Comparisons of $10 and $20 notes have led to another debate: one about whose portrait should be replaced.
Instead of switching out Alexander Hamilton, many people say, it would be better to replace Andrew Jackson. Hamilton, who has been pictured on the $10 bill for 87 years, was the first Treasury Secretary (1789-1795) and the architect of the U.S. finance system. Jackson’s record of violence has made him much less popular. As president (1829-1837), he championed the Indian Removal Act of 1830, which forcibly relocated some 125,000 Native Americans.
In January, Senator James Lankford, a Republican from Oklahoma, a state that is 9 percent Native American, sponsored a resolution calling for Jackson to be replaced.
Meanwhile, the Alexander Hamilton Awareness Society began a social media campaign, #SaveHamilton, to keep him on the $10 bill.
So far, the Treasury has stuck to its plans for the $10 bill. Lew assured Hamilton supporters that Hamilton would remain on the bill somehow, presumably as a secondary figure. But that only provoked more objections.
“That sounds pretty second-class to me,” presidential candidate Hillary Clinton said in July. “I think a woman should have her own bill.”
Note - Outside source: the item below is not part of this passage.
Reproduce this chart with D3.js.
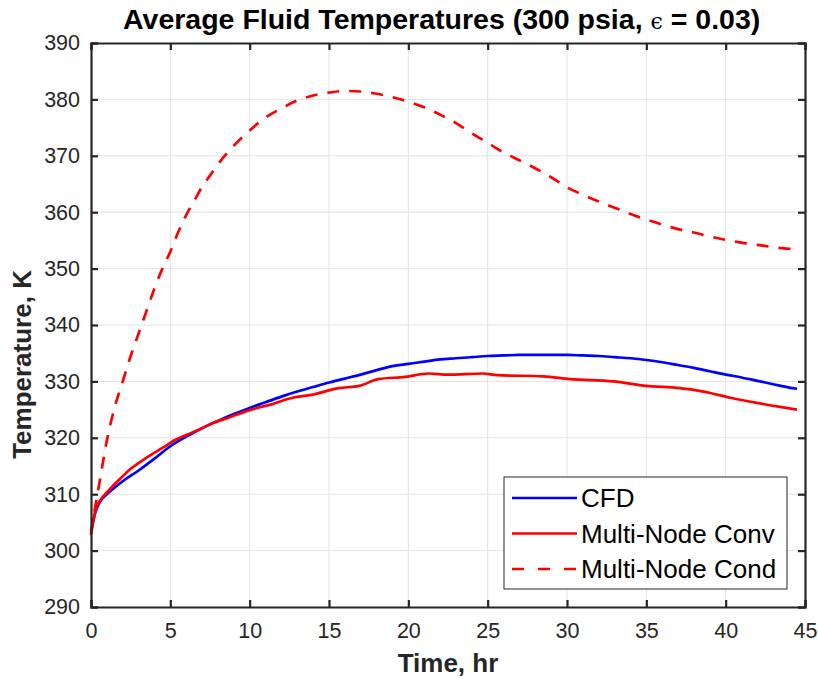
<!DOCTYPE html>
<html>
<head>
<meta charset="utf-8">
<script src="https://cdn.jsdelivr.net/npm/d3@7"></script>
<style>
  body { margin: 0; background: #fff; }
  svg { display: block; font-family: "Liberation Sans", Arial, Helvetica, sans-serif; }
</style>
</head>
<body>
<div id="chart"></div>
<script>
// CFD average fluid temperature
const cfdTime = [0, 0.3, 0.6, 1, 1.5, 2, 3, 4, 5, 6, 7, 8, 9, 10, 11, 12, 13, 14, 15, 16, 17, 18, 19, 20,
  21, 22, 23, 24, 25, 26, 27, 28, 29, 30, 31, 32, 33, 34, 35, 36, 37, 38, 39, 40, 41, 42, 43, 44, 44.5]
const cfdTemp = [303.5, 307, 308.8, 310, 311.2, 312.3, 314.2, 316.3, 318.5, 320.2, 321.7, 323.0, 324.2, 325.3,
  326.3, 327.3, 328.2, 329.0, 329.8, 330.5, 331.2, 332.0, 332.7, 333.1, 333.5, 333.9, 334.1, 334.3, 334.5,
  334.6, 334.7, 334.7, 334.7, 334.7, 334.6, 334.5, 334.3, 334.1, 333.8, 333.4, 332.9, 332.4, 331.8, 331.2,
  330.7, 330.1, 329.5, 328.9, 328.7]

// Multi-node convection model
const convTime = [0, 0.3, 0.6, 1, 1.5, 2, 2.5, 3, 3.8, 4.5, 5.3, 6, 7, 7.5, 8.7, 10.1, 11.2, 12.7, 13.9,
  15.6, 16.9, 18.1, 19.8, 21.3, 22.5, 24.7, 25.6, 28.5, 30.2, 32.9, 35, 37.1, 38.6, 40.3, 44.5]
const convTemp = [302.8, 307.3, 309, 310.3, 311.8, 313.2, 314.5, 315.5, 317.0, 318.2, 319.6, 320.5, 321.7,
  322.4, 323.6, 325.0, 325.8, 327.1, 327.6, 328.8, 329.2, 330.4, 330.8, 331.4, 331.2, 331.4, 331.1, 330.9,
  330.4, 330.0, 329.2, 328.8, 328.2, 327.1, 325.0]

// Multi-node conduction model
const condTime = [0, 0.25, 0.5, 1, 1.5, 2, 2.5, 3, 3.5, 4, 4.5, 5, 5.5, 6, 6.5, 7, 7.5, 8, 9, 10, 11, 12, 13,
  14, 15, 16, 17, 18, 19, 20, 21, 22, 23, 24, 25, 26, 27, 28, 29, 30, 31, 32, 33, 34, 35, 36, 37, 38, 39,
  40, 41, 42, 43, 44, 44.5]
const condTemp = [303, 307.5, 311.5, 319.5, 325.5, 330, 334.5, 338.5, 342.5, 346.5, 350, 353, 356.5, 359.5,
  362, 364.5, 366.5, 368.5, 371.8, 374.5, 376.8, 378.4, 379.8, 380.7, 381.2, 381.5, 381.4, 381.0, 380.4,
  379.6, 378.6, 377.3, 375.8, 374.0, 372.3, 370.6, 369.2, 367.8, 366.2, 364.4, 363.1, 361.9, 360.8, 359.7,
  358.7, 357.8, 357.0, 356.4, 355.7, 355.1, 354.6, 354.2, 353.8, 353.5, 353.4]

const xTicks = [0, 5, 10, 15, 20, 25, 30, 35, 40, 45]
const yTicks = [290, 300, 310, 320, 330, 340, 350, 360, 370, 380, 390]

const seriesNames = ["CFD", "Multi-Node Conv", "Multi-Node Cond"]
const seriesColors = ["#0000ff", "#ff0000", "#ff0000"]
const seriesDash = [null, null, "12,10"]

const width = 818, height = 679
const margin = { top: 43, right: 13, bottom: 72, left: 91 }
const iw = width - margin.left - margin.right
const ih = height - margin.top - margin.bottom
const axisColor = "#262626"

const svg = d3.select("#chart").append("svg")
  .attr("width", width)
  .attr("height", height)

const x = d3.scaleLinear().domain([0, 45]).range([margin.left, margin.left + iw])
const y = d3.scaleLinear().domain([290, 390]).range([margin.top + ih, margin.top])

// grid
svg.append("g").selectAll("line").data(xTicks.slice(1, -1)).join("line")
  .attr("x1", d => x(d)).attr("x2", d => x(d))
  .attr("y1", y(290)).attr("y2", y(390))
  .attr("stroke", "#e3e3e3").attr("stroke-width", 1)
svg.append("g").selectAll("line").data(yTicks.slice(1, -1)).join("line")
  .attr("y1", d => y(d)).attr("y2", d => y(d))
  .attr("x1", x(0)).attr("x2", x(45))
  .attr("stroke", "#e3e3e3").attr("stroke-width", 1)

// series
const series = [
  { t: cfdTime, v: cfdTemp },
  { t: convTime, v: convTemp },
  { t: condTime, v: condTemp }
]
const line = d3.line().x(d => x(d[0])).y(d => y(d[1])).curve(d3.curveMonotoneX)
series.forEach((s, i) => {
  svg.append("path")
    .datum(s.t.map((t, j) => [t, s.v[j]]))
    .attr("d", line)
    .attr("fill", "none")
    .attr("stroke", seriesColors[i])
    .attr("stroke-width", 2.7)
    .attr("stroke-dasharray", seriesDash[i])
    .attr("stroke-linejoin", "round")
})

// axes (box with inward ticks on all sides)
const tickLen = 7
const gBottom = svg.append("g").attr("transform", `translate(0,${y(290)})`)
  .call(d3.axisBottom(x).tickValues(xTicks).tickSize(-tickLen).tickPadding(16))
const gTop = svg.append("g").attr("transform", `translate(0,${y(390)})`)
  .call(d3.axisTop(x).tickValues(xTicks).tickSize(-tickLen).tickFormat(""))
const gLeft = svg.append("g").attr("transform", `translate(${x(0)},0)`)
  .call(d3.axisLeft(y).tickValues(yTicks).tickSize(-tickLen).tickPadding(11))
const gRight = svg.append("g").attr("transform", `translate(${x(45)},0)`)
  .call(d3.axisRight(y).tickValues(yTicks).tickSize(-tickLen).tickFormat(""))

;[gBottom, gTop, gLeft, gRight].forEach(g => {
  g.select(".domain").attr("stroke", axisColor).attr("stroke-width", 2.2)
  g.selectAll(".tick line").attr("stroke", axisColor).attr("stroke-width", 2.2)
  g.selectAll(".tick text").attr("fill", axisColor).attr("font-size", 21.5)
    .attr("font-family", "'Liberation Sans', Arial, sans-serif")
})

// labels
svg.append("text")
  .attr("x", x(22.5)).attr("y", 672)
  .attr("text-anchor", "middle")
  .attr("font-size", 26).attr("font-weight", "bold").attr("fill", axisColor)
  .text("Time, hr")

svg.append("text")
  .attr("transform", `translate(31,${y(333)}) rotate(-90)`)
  .attr("text-anchor", "middle")
  .attr("font-size", 26).attr("font-weight", "bold").attr("fill", axisColor)
  .text("Temperature, K")

const title = svg.append("text")
  .attr("x", x(22.1)).attr("y", 29)
  .attr("text-anchor", "middle")
  .attr("font-size", 28.5).attr("font-weight", "bold").attr("fill", "#000")
title.append("tspan").text("Average Fluid Temperatures (300 psia, ")
title.append("tspan").attr("font-weight", "normal").attr("font-family", "'DejaVu Serif', serif")
  .attr("font-size", 22).text("\u03f5")
title.append("tspan").text(" = 0.03)")

// legend
const lg = svg.append("g").attr("transform", "translate(504,477)")
lg.append("rect")
  .attr("width", 283).attr("height", 112)
  .attr("fill", "#fff").attr("stroke", axisColor).attr("stroke-width", 1)
seriesNames.forEach((name, i) => {
  const cy = 21 + i * 35.5
  lg.append("line")
    .attr("x1", 8).attr("x2", 73).attr("y1", cy).attr("y2", cy)
    .attr("stroke", seriesColors[i]).attr("stroke-width", 2.7)
    .attr("stroke-dasharray", seriesDash[i] ? "12,14" : null)
  lg.append("text")
    .attr("x", 77).attr("y", cy + 9.3)
    .attr("font-size", 26).attr("fill", "#000")
    .text(name)
})
</script>
</body>
</html>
The Treasury’s decision will be announced sometime this year. The final redesign will be unveiled in 2020, just in time for the centennial of the ratification of the 19th Amendment to the Constitution, which guaranteed women the right to vote. Despite the heated controversy, advocates say, the fact that a woman will be seen on U.S. currency one way or another is cause for celebration.